Entertainment

Documentarian Alanis Obamsawin wins Toronto filmmaking prize

Celebrated documentary-maker Alanis Obomsawin has won the Clyde Gilmour Award, which allows the recipient to bestow $50,000 in Technicolor services to a filmmaker of her choice.

Indigenous filmmaker to choose a recipient of $50K in filmmaking services

Alanis Obomsawin is the latest winner of the Clyde Gilmour Award, a prize that allows her to help an emerging filmmaker. (Frank Gunn/The Canadian Press)

Celebrated documentary-maker Alanis Obomsawin has won the Clyde Gilmour Award, which allows the recipient to bestow $50,000 in Technicolor services to a filmmaker of her choice.

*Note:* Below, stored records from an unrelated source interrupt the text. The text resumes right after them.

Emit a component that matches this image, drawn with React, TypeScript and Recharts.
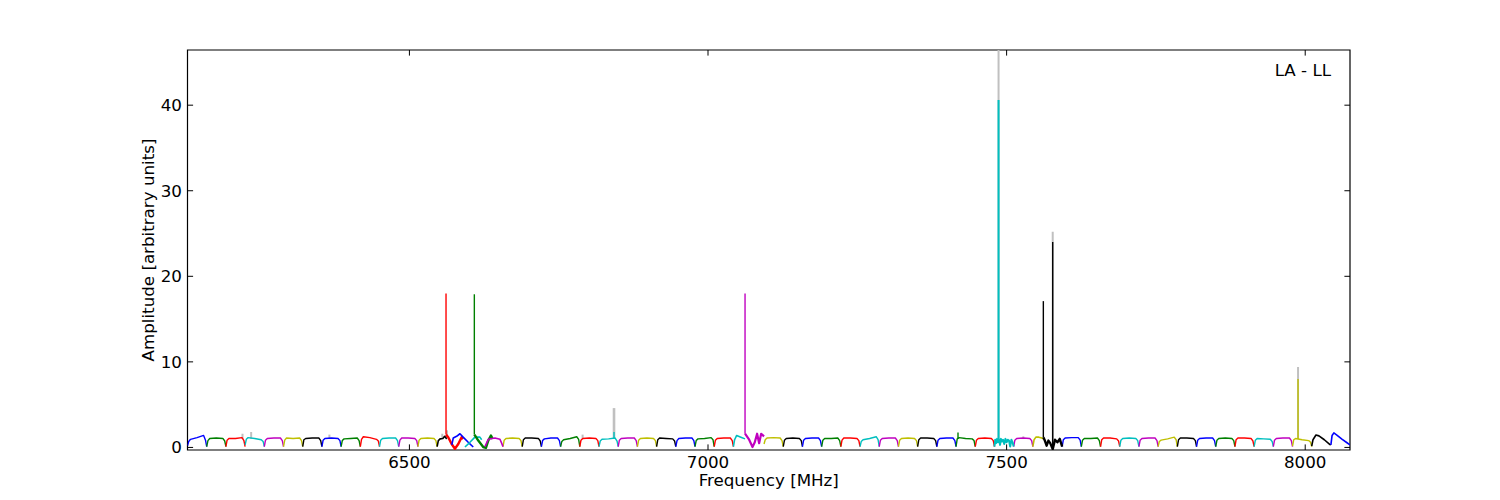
import React from 'react';
import { LineChart, Line, XAxis, YAxis, ReferenceArea } from 'recharts';

// ---------- data ----------
const COLORS: Record<string, string> = {
  b: '#0000ff', g: '#008000', r: '#ff0000', c: '#00bfbf', m: '#bf00bf', y: '#bfbf00', k: '#000000',
};
const GREY = '#c0c0c0';

const xTicks = [6500, 7000, 7500, 8000];
const yTicks = [0, 10, 20, 30, 40];
const xDomain: [number, number] = [6128.4, 8075];
const yDomain: [number, number] = [-0.3, 46.45];

// channel positions (MHz) inside one spectral window
const channelOffsets = [0, 2, 5, 16, 27, 30.15, 32.15];

// regular spectral windows: start frequency (MHz), colour, amplitude per channel
const windowStart = [
  6128.4, 6160.6, 6192.7, 6224.9, 6257.0, 6289.2, 6321.3, 6353.5, 6385.6, 6417.8, 6449.9, 6482.1, 6514.2,
  6656.7, 6688.9, 6721.0, 6753.2, 6785.3, 6817.5, 6849.6, 6881.8, 6913.9, 6946.1, 6978.2, 7010.4,
  7093.8, 7126.0, 7158.1, 7190.3, 7222.4, 7254.6, 7286.7, 7318.9, 7351.0, 7383.2, 7415.3, 7447.5,
  7511.8,
  7593.0, 7625.1, 7657.3, 7689.4, 7721.6, 7753.7, 7785.9, 7818.0, 7850.2, 7882.3, 7914.5, 7946.6, 7978.8,
];
const windowColor = [
  'b', 'g', 'r', 'c', 'm', 'y', 'k', 'b', 'g', 'r', 'c', 'm', 'y',
  'y', 'k', 'b', 'g', 'r', 'c', 'm', 'y', 'k', 'b', 'g', 'r',
  'y', 'k', 'b', 'g', 'r', 'c', 'm', 'y', 'k', 'b', 'g', 'r',
  'm',
  'b', 'g', 'r', 'c', 'm', 'y', 'k', 'b', 'g', 'r', 'c', 'm', 'y',
];
const windowLevels = [
  [0.2, 0.7, 0.95, 1.15, 1.4, 0.85, 0.1],
  [0.1, 0.8, 1.05, 1.1, 1.05, 0.75, 0.1],
  [0.1, 0.85, 1.05, 1.05, 1.15, 0.8, 0.1],
  [0.3, 0.95, 1.15, 1.05, 0.9, 0.7, 0.1],
  [0.1, 0.85, 1.05, 1.1, 1.1, 0.8, 0.1],
  [0.1, 0.85, 1.1, 1.05, 1.1, 0.8, 0.1],
  [0.1, 0.9, 1.05, 1.1, 1.1, 0.8, 0.1],
  [0.1, 0.85, 1.05, 1.1, 1.05, 0.8, 0.1],
  [0.1, 0.8, 1.0, 1.05, 1.1, 0.8, 0.1],
  [0.1, 0.95, 1.25, 1.15, 0.95, 0.75, 0.1],
  [0.1, 0.85, 1.05, 1.1, 1.1, 0.8, 0.1],
  [0.1, 0.85, 1.1, 1.1, 1.05, 0.8, 0.1],
  [0.1, 0.85, 1.05, 1.1, 1.05, 0.8, 0.1],

  [0.1, 0.85, 1.05, 1.1, 1.05, 0.8, 0.1],
  [0.1, 0.9, 1.1, 1.1, 1.05, 0.75, 0.1],
  [0.1, 0.8, 1.0, 1.1, 1.1, 0.8, 0.1],
  [0.1, 0.7, 0.9, 1.05, 1.25, 0.95, 0.1],
  [0.1, 0.85, 1.05, 1.1, 1.05, 0.8, 0.1],
  [0.1, 0.75, 0.95, 1.0, 1.1, 0.75, 0.1],
  [0.1, 0.85, 1.05, 1.1, 1.1, 0.8, 0.1],
  [0.1, 0.85, 1.05, 1.1, 1.05, 0.8, 0.1],
  [0.1, 0.9, 1.1, 1.05, 1.0, 0.75, 0.1],
  [0.1, 0.8, 1.05, 1.1, 1.1, 0.8, 0.1],
  [0.1, 0.8, 1.0, 1.05, 1.15, 0.9, 0.1],
  [0.1, 0.85, 1.05, 1.1, 1.1, 0.8, 0.1],

  [0.4, 0.9, 1.1, 1.15, 1.1, 0.8, 0.1],
  [0.1, 0.85, 1.05, 1.1, 1.05, 0.8, 0.1],
  [0.1, 0.85, 1.05, 1.1, 1.1, 0.8, 0.1],
  [0.1, 0.85, 1.05, 1.05, 1.1, 0.8, 0.1],
  [0.1, 0.85, 1.1, 1.1, 1.05, 0.8, 0.1],
  [0.1, 0.7, 0.9, 1.05, 1.25, 0.9, 0.1],
  [0.1, 0.85, 1.05, 1.1, 1.1, 0.8, 0.1],
  [0.1, 0.85, 1.05, 1.1, 1.05, 0.8, 0.1],
  [0.1, 0.9, 1.1, 1.1, 1.05, 0.8, 0.1],
  [0.1, 0.85, 1.05, 1.1, 1.1, 0.8, 0.1],
  [0.1, 1.0, 1.15, 1.05, 1.0, 0.8, 0.1],
  [0.1, 0.85, 1.05, 1.1, 1.05, 0.8, 0.1],

  [0.1, 0.85, 1.05, 1.1, 1.05, 0.8, 0.1],

  [0.1, 0.9, 1.1, 1.15, 1.15, 0.85, 0.1],
  [0.1, 0.85, 1.05, 1.05, 1.1, 0.8, 0.1],
  [0.1, 0.9, 1.1, 1.1, 1.0, 0.75, 0.1],
  [0.1, 0.85, 1.05, 1.1, 1.05, 0.8, 0.1],
  [0.1, 0.85, 1.05, 1.1, 1.1, 0.8, 0.1],
  [0.1, 0.7, 0.85, 1.0, 1.2, 0.9, 0.1],
  [0.1, 0.9, 1.1, 1.1, 1.05, 0.8, 0.1],
  [0.1, 0.85, 1.05, 1.1, 1.1, 0.8, 0.1],
  [0.1, 0.85, 1.05, 1.1, 1.05, 0.8, 0.1],
  [0.1, 0.9, 1.1, 1.1, 1.05, 0.75, 0.1],
  [0.1, 0.85, 1.05, 1.0, 0.95, 0.7, 0.1],
  [0.1, 0.85, 1.05, 1.1, 1.1, 0.8, 0.1],
  [0.15, 0.9, 1.05, 0.9, 0.8, 0.6, 0.1],
];

// irregular (overlapping / RFI affected) windows
const irregularColor = ['k', 'r', 'b', 'c', 'g', 'm', 'c', 'm', 'c', 'y', 'k', 'k', 'b'];
const irregularFreq = [
  [6546.4, 6548.4, 6551.4, 6556, 6559, 6562.5],
  [6561.3, 6565, 6570.7, 6576.2, 6581.8, 6587.4, 6590],
  [6571, 6573.4, 6579, 6584.6, 6590, 6598.5, 6606.9],
  [6593, 6601.3, 6609.7, 6618, 6621],
  [6608.7, 6609.7, 6615.3, 6623.6, 6628.1, 6632, 6636.5, 6639.3],
  [6626.5, 6632, 6643.2, 6651.6, 6654.4, 6656.7],
  [7042.5, 7044.5, 7048, 7055, 7062],
  [7062, 7068.9, 7074.5, 7078.3, 7082.2, 7085.6, 7089, 7093.8],
  [7479.6, 7481, 7482.5, 7484, 7485.5, 7487.5, 7489, 7490.5, 7492, 7494, 7496, 7498, 7500, 7502, 7504, 7506, 7508, 7510, 7511.8],
  [7543.9, 7546, 7549, 7554, 7559, 7561.5],
  [7561.5, 7564, 7567, 7570, 7573, 7577.2, 7581, 7585, 7589, 7593],
  [8010.9, 8013, 8018, 8023, 8032, 8041, 8043],
  [8043, 8045, 8048, 8053, 8062, 8070, 8075],
];
const irregularLevel = [
  [0.1, 0.8, 1.0, 1.05, 1.3, 1.0],
  [1.5, 1.2, 0.4, -0.15, 0.4, 1.2, 1.0],
  [0.3, 1.1, 1.3, 1.6, 1.2, 0.6, 0.05],
  [0.05, 0.6, 1.2, 1.2, 0.9],
  [1.5, 1.4, 0.8, 0.05, -0.05, 0.8, 1.4, 1.0],
  [0.1, 0.95, 1.1, 0.95, 0.5, 0.1],
  [0.1, 0.9, 1.4, 1.2, 1.0],
  [1.6, 0.9, 0.05, 0.6, 1.6, 0.5, 1.6, 1.3],
  [0.1, 0.9, 0.5, 1.0, 0.6, 0.9, 0.3, 1.0, 0.7, 0.9, 0.4, 1.0, 0.6, 0.9, 0.8, 0.1, 0.9, 0.6, 0.1],
  [0.1, 0.9, 1.2, 1.2, 1.1, 1.0],
  [1.2, 0.8, 0.2, 0.8, 0.5, -0.2, 0.9, 0.6, 1.0, 0.1],
  [0.15, 0.9, 1.45, 1.35, 0.9, 0.35, 0.3],
  [0.3, 1.4, 1.7, 1.45, 0.95, 0.55, 0.3],
];
const irregularWidth = [1.6, 2.4, 1.6, 1.6, 2.4, 1.6, 1.6, 2.2, 2.0, 1.6, 2.4, 1.6, 1.6];

// narrow line spikes (coloured)
const spikeFreq = [6561.3, 6608.7, 6842.6, 7062, 7418.6, 7486.5, 7561.5, 7577.2, 7988];
const spikeBase = [1.5, 1.5, 1.0, 1.6, 1.0, 0.9, 1.2, 0.0, 1.0];
const spikePeak = [18.0, 17.9, 1.8, 18.0, 1.75, 40.6, 17.1, 24.0, 8.0];
const spikeColor = ['r', 'g', 'c', 'm', 'g', 'c', 'k', 'k', 'y'];

// grey (unflagged) spikes drawn underneath
const greyFreq = [6220.5, 6235, 6366, 6555, 6563, 6790, 6842.6, 7486.5, 7528, 7577.2, 7988];
const greyBase = [1.0, 1.0, 1.0, 1.0, 1.2, 1.0, 1.0, 0.9, 1.0, 0.0, 1.0];
const greyPeak = [1.6, 1.8, 1.5, 1.6, 2.0, 1.5, 4.6, 47, 1.3, 25.2, 9.4];

// ---------- series built from data ----------
type Pt = { f: number; v: number };
type Series = { color: string; data: Pt[]; width: number };

const regularSeries: Series[] = windowStart.map((s, i) => ({
  color: COLORS[windowColor[i]],
  width: 1.4,
  data: channelOffsets.map((o, j) => ({ f: s + o, v: windowLevels[i][j] })),
}));
const irregularSeries: Series[] = irregularFreq.map((fs, i) => ({
  color: COLORS[irregularColor[i]],
  width: irregularWidth[i],
  data: fs.map((f, j) => ({ f, v: irregularLevel[i][j] })),
}));
const spikeSeries: Series[] = spikeFreq.map((f, i) => ({
  color: COLORS[spikeColor[i]],
  width: spikePeak[i] > 30 ? 2 : 1.4,
  data: [{ f, v: spikeBase[i] }, { f, v: spikePeak[i] }],
}));
const greySeries: Series[] = greyFreq.map((f, i) => ({
  color: GREY,
  width: greyPeak[i] > 3 && greyPeak[i] < 6 ? 2.6 : 2,
  data: [{ f, v: greyBase[i] }, { f, v: greyPeak[i] }],
}));

const allSeries: Series[] = [...greySeries, ...regularSeries, ...irregularSeries, ...spikeSeries];

// ---------- styling ----------
const FONT = 'DejaVu Sans, Liberation Sans, sans-serif';
const FS = 16.7;
const TICK = 5.6;

const BottomTick = (props: any) => {
  const { x, y, payload } = props;
  return (
    <g>
      <line x1={x} x2={x} y1={y} y2={y - TICK} stroke="#000" strokeWidth={1} />
      <text x={x} y={y + 18} textAnchor="middle" fontFamily={FONT} fontSize={FS} fill="#000">
        {payload.value}
      </text>
    </g>
  );
};
const TopTick = (props: any) => {
  const { x, y } = props;
  return <line x1={x} x2={x} y1={y} y2={y + TICK} stroke="#000" strokeWidth={1} />;
};
const LeftTick = (props: any) => {
  const { x, y, payload } = props;
  return (
    <g>
      <line x1={x} x2={x + TICK} y1={y} y2={y} stroke="#000" strokeWidth={1} />
      <text x={x - 5.6} y={y + 6} textAnchor="end" fontFamily={FONT} fontSize={FS} fill="#000">
        {payload.value}
      </text>
    </g>
  );
};
const RightTick = (props: any) => {
  const { x, y } = props;
  return <line x1={x} x2={x - TICK} y1={y} y2={y} stroke="#000" strokeWidth={1} />;
};

export default function App() {
  return (
    <div style={{ position: 'absolute', left: 0, top: 0, width: 1500, height: 500, background: '#fff' }}>
      <LineChart width={1500} height={500} margin={{ top: 40, right: 140, bottom: 20, left: 147.5 }}>
        <XAxis
          xAxisId="main"
          orientation="bottom"
          type="number"
          dataKey="f"
          domain={xDomain}
          allowDataOverflow
          ticks={xTicks}
          height={30}
          tickSize={0}
          tickMargin={0}
          tickLine={false}
          tick={BottomTick}
          axisLine={false}
          interval={0}
        />
        <XAxis
          xAxisId="top"
          orientation="top"
          type="number"
          dataKey="f"
          domain={xDomain}
          allowDataOverflow
          ticks={xTicks}
          height={10}
          tickSize={0}
          tickMargin={0}
          tickLine={false}
          tick={TopTick}
          axisLine={false}
          interval={0}
        />
        <YAxis
          yAxisId="main"
          orientation="left"
          type="number"
          domain={yDomain}
          allowDataOverflow
          ticks={yTicks}
          width={40}
          tickSize={0}
          tickMargin={0}
          tickLine={false}
          tick={LeftTick}
          axisLine={false}
          interval={0}
        />
        <YAxis
          yAxisId="right"
          orientation="right"
          type="number"
          domain={yDomain}
          allowDataOverflow
          ticks={yTicks}
          width={10}
          tickSize={0}
          tickMargin={0}
          tickLine={false}
          tick={RightTick}
          axisLine={false}
          interval={0}
        />
        {allSeries.map((s, i) => (
          <Line
            key={'s' + i}
            xAxisId="main"
            yAxisId="main"
            data={s.data}
            dataKey="v"
            type="linear"
            stroke={s.color}
            strokeWidth={s.width}
            strokeLinejoin="round"
            dot={false}
            activeDot={false}
            isAnimationActive={false}
            legendType="none"
          />
        ))}
        <ReferenceArea
          xAxisId="main"
          yAxisId="main"
          x1={xDomain[0]}
          x2={xDomain[1]}
          y1={yDomain[0]}
          y2={yDomain[1]}
          fill="none"
          fillOpacity={0}
          stroke="#000"
          strokeWidth={1.2}
          ifOverflow="visible"
        />
      </LineChart>
      <svg
        width={1500}
        height={500}
        style={{ position: 'absolute', left: 0, top: 0, pointerEvents: 'none' }}
      >
        <text x={768.75} y={486} textAnchor="middle" fontFamily={FONT} fontSize={FS} fill="#000">
          Frequency [MHz]
        </text>
        <text
          x={154}
          y={250}
          textAnchor="middle"
          fontFamily={FONT}
          fontSize={FS}
          fill="#000"
          transform="rotate(-90 154 250)"
        >
          Amplitude [arbitrary units]
        </text>
        <text x={1331} y={76} textAnchor="end" fontFamily={FONT} fontSize={FS} fill="#000">
          LA - LL
        </text>
      </svg>
    </div>
  );
}
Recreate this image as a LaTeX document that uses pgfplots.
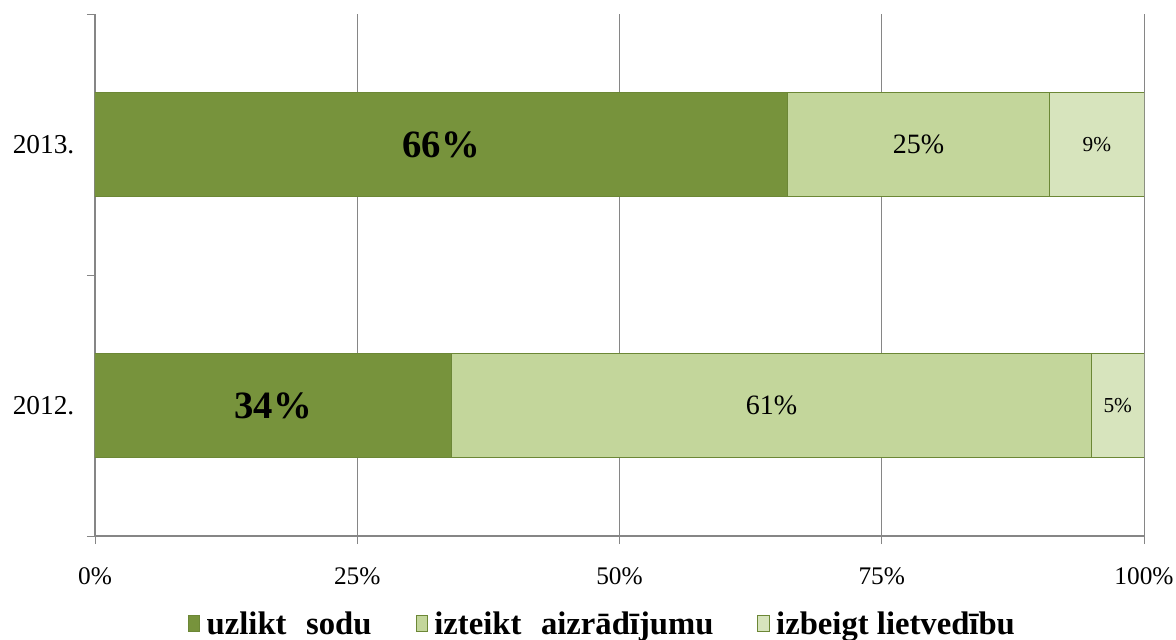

In awarding the prize, the Toronto Film Critics Association praised Obomsawin as "a significant architect of Canadian cinema and culture."

The Abenaki director, writer and singer is best known for Kanehsatake: 270 Years of Resistance, considered the definitive look at the 1990 Mohawk uprising in Oka, Que.

Obomsawin's lengthy career includes more than 45 films, most of them point-of-view documentaries focused on Indigenous peoples and their lives.

Her most recent film is the 2016 documentary We Can't Make the Same Mistake Twice, which documents the landmark human rights complaint against Canada's federal government regarding policies that discriminated against Indigenous children on reserves. 

The critics' association says Obomsawin will announce her designate in the days to come.

The group will announce the bulk of its awards on Dec. 11, and finalists for the Rogers Best Canadian Film Award, which comes with $100,000. That winner will be announced at a gala in Toronto on Jan. 10, 2017.